Tally the lines that include "diagram". Output the number only.

→ MATERIAL FOR THIS TASK
-- BEGIN --
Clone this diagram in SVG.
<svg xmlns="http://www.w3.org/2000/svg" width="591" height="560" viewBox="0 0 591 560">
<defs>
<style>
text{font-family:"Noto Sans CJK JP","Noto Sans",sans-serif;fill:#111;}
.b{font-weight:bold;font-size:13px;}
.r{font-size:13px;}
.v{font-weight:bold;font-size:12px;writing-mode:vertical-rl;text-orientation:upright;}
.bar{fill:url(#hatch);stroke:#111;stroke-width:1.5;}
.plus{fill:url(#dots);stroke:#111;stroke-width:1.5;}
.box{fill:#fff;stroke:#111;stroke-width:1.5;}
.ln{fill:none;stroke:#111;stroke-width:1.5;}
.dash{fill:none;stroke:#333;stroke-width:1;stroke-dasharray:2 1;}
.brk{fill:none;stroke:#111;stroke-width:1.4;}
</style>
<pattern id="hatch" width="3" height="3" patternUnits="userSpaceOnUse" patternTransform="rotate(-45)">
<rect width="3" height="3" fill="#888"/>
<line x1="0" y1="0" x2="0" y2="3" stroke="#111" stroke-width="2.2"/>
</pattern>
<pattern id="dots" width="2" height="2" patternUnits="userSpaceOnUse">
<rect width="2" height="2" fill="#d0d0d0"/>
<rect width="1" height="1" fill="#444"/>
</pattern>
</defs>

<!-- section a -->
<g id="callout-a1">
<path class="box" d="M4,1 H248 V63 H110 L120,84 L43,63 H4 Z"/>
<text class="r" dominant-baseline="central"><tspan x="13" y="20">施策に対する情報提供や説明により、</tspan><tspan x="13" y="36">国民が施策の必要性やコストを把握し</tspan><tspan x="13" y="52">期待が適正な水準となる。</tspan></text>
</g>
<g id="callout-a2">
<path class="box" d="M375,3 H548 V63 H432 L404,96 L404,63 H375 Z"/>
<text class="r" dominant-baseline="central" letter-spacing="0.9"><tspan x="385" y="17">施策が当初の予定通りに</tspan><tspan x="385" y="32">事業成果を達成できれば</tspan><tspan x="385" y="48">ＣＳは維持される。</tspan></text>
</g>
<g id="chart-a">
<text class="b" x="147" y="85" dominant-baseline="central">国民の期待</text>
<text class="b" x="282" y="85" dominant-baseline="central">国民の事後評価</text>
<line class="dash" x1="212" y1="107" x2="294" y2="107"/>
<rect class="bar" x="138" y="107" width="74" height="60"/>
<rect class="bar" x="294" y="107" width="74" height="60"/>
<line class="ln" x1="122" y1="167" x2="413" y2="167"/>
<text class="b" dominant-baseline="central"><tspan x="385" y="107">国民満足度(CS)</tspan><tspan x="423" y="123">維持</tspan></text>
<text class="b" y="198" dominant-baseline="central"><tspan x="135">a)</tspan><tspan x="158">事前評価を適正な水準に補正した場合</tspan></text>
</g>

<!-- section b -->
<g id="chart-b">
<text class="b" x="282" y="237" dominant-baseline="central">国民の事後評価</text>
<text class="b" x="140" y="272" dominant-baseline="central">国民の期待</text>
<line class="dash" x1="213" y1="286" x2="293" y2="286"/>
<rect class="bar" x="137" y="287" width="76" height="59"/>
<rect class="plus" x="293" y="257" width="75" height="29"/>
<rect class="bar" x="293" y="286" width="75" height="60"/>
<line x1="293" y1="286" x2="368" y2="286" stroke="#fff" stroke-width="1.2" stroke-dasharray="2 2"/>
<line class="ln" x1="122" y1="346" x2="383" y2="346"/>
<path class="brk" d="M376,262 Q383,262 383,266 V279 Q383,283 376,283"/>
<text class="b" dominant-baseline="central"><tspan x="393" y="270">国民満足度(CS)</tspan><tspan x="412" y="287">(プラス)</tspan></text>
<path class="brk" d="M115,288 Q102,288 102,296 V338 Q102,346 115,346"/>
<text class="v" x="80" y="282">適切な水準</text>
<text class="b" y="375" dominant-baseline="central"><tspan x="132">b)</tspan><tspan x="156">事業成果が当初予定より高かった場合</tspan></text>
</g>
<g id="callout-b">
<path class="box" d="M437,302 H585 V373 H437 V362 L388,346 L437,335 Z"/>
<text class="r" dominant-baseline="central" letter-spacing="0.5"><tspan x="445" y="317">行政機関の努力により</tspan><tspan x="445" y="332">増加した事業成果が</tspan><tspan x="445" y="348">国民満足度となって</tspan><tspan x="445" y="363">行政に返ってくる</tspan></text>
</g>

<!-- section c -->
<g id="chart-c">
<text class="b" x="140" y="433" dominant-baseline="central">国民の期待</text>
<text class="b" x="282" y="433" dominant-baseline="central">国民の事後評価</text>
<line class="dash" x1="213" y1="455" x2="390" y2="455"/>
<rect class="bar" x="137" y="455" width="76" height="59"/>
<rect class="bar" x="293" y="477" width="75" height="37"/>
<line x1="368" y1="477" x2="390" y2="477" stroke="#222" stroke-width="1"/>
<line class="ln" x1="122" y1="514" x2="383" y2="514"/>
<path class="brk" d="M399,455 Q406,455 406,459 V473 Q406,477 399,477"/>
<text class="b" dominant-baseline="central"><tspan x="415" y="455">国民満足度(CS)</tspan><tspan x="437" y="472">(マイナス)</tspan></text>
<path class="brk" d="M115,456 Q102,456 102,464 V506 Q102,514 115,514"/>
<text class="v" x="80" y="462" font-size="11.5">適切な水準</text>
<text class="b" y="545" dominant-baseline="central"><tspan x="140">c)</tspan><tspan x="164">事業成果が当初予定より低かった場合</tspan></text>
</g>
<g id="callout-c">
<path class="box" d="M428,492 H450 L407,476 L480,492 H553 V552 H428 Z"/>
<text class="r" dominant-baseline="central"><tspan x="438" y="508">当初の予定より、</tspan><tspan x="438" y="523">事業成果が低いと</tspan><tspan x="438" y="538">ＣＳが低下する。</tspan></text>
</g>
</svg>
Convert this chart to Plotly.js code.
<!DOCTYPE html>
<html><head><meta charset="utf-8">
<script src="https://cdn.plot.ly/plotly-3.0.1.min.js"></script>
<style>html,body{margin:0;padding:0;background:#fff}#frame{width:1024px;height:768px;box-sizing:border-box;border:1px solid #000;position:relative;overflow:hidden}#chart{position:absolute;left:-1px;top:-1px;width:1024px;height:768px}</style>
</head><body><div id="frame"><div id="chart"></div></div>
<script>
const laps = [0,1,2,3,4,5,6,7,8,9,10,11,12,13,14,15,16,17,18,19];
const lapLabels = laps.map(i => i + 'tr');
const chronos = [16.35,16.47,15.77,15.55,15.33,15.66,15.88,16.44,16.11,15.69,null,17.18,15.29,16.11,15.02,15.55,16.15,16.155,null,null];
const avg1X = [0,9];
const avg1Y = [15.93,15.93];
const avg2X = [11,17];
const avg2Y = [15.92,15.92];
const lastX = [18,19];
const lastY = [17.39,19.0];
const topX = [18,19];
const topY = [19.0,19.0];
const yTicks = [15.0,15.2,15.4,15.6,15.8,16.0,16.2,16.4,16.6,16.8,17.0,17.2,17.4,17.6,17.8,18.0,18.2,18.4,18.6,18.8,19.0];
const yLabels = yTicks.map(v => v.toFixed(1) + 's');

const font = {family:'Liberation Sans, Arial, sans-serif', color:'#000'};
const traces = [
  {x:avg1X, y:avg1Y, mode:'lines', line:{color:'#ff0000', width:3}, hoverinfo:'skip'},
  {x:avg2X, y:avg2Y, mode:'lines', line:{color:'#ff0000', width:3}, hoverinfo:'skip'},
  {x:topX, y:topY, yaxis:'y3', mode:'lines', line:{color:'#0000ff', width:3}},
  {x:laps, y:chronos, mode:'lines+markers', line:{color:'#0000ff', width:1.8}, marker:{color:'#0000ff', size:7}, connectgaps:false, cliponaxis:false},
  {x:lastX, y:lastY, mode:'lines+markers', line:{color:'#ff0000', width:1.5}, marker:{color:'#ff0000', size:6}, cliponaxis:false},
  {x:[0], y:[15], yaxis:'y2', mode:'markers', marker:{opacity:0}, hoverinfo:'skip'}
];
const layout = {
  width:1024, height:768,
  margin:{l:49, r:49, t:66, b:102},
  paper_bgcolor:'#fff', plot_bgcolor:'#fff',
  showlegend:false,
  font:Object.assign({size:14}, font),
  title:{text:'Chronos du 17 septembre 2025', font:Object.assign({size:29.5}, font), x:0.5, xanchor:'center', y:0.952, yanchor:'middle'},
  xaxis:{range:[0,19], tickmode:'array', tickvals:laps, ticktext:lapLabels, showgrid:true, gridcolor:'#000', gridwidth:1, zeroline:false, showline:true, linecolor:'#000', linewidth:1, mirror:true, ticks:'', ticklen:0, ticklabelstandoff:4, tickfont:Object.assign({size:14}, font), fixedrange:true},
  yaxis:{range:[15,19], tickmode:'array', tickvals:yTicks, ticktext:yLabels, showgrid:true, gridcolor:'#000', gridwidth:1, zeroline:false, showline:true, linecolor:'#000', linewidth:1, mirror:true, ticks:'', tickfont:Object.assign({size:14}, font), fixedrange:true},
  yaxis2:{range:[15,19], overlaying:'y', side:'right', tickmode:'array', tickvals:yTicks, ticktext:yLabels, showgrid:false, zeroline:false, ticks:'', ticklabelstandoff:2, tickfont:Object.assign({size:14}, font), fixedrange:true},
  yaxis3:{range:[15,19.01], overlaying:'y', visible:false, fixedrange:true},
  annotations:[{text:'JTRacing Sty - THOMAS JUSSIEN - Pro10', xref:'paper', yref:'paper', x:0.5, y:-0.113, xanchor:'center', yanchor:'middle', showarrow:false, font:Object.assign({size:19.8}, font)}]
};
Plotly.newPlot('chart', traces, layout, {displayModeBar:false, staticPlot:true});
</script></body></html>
-- END --
-- BEGIN --
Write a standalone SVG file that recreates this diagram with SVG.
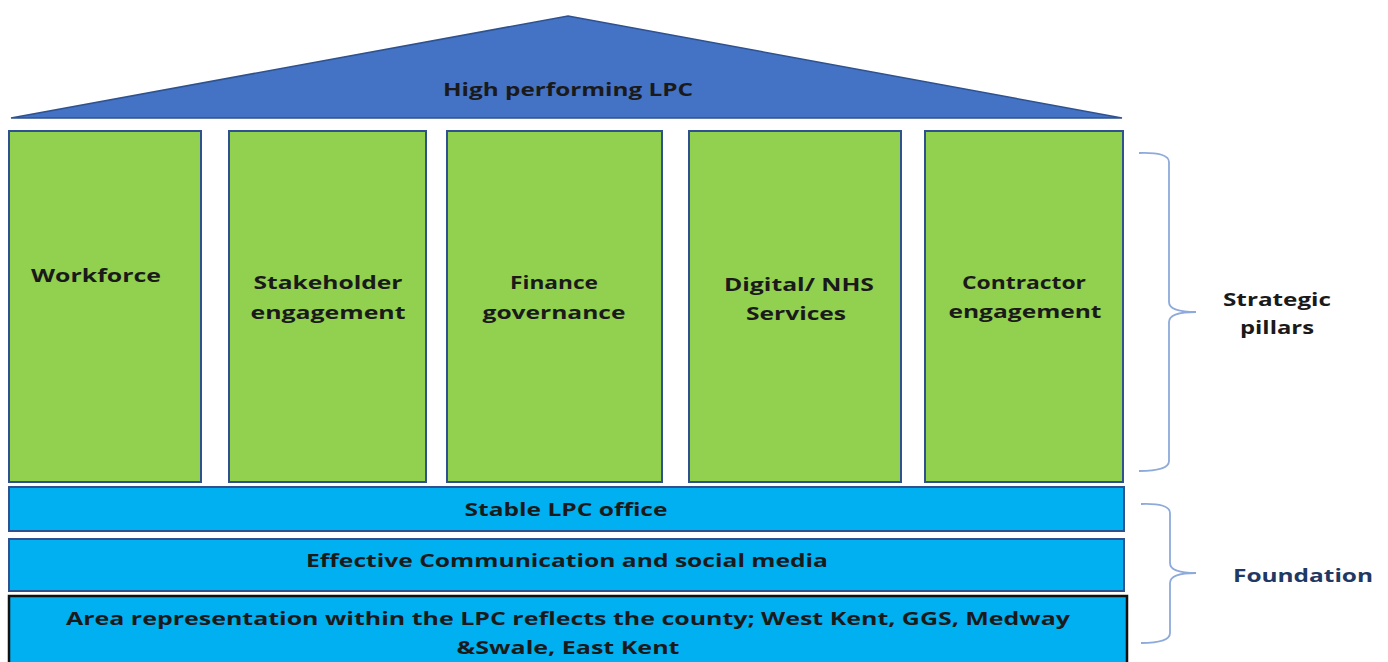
-- END --
-- BEGIN --
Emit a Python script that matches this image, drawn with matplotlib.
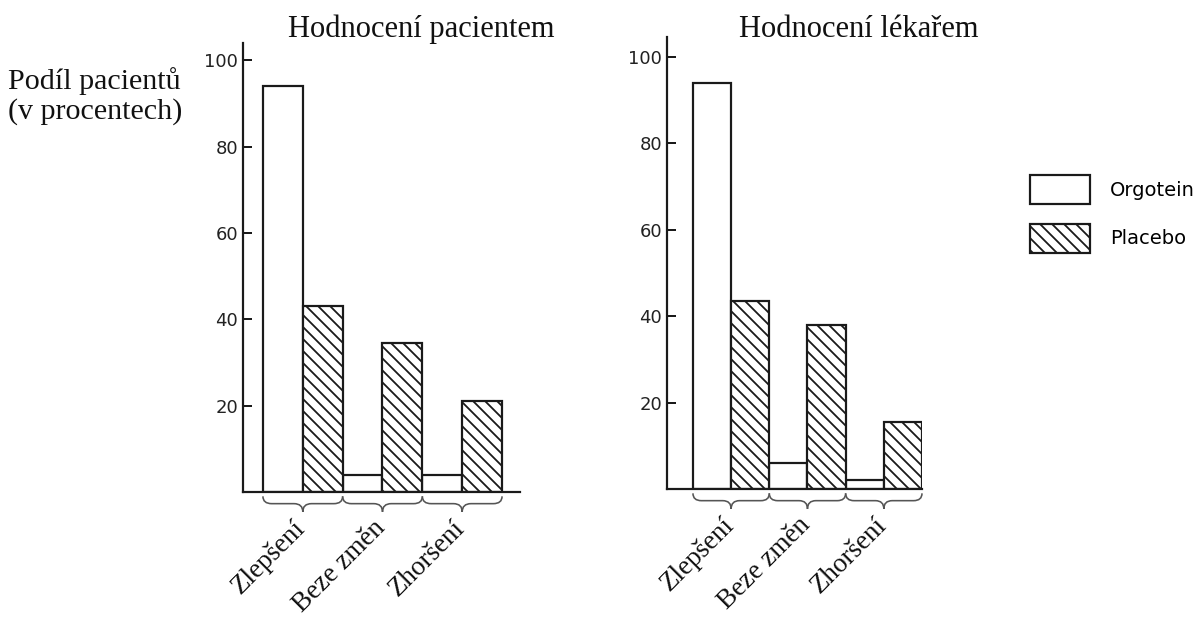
-- END --
→ FINAL RESULT
2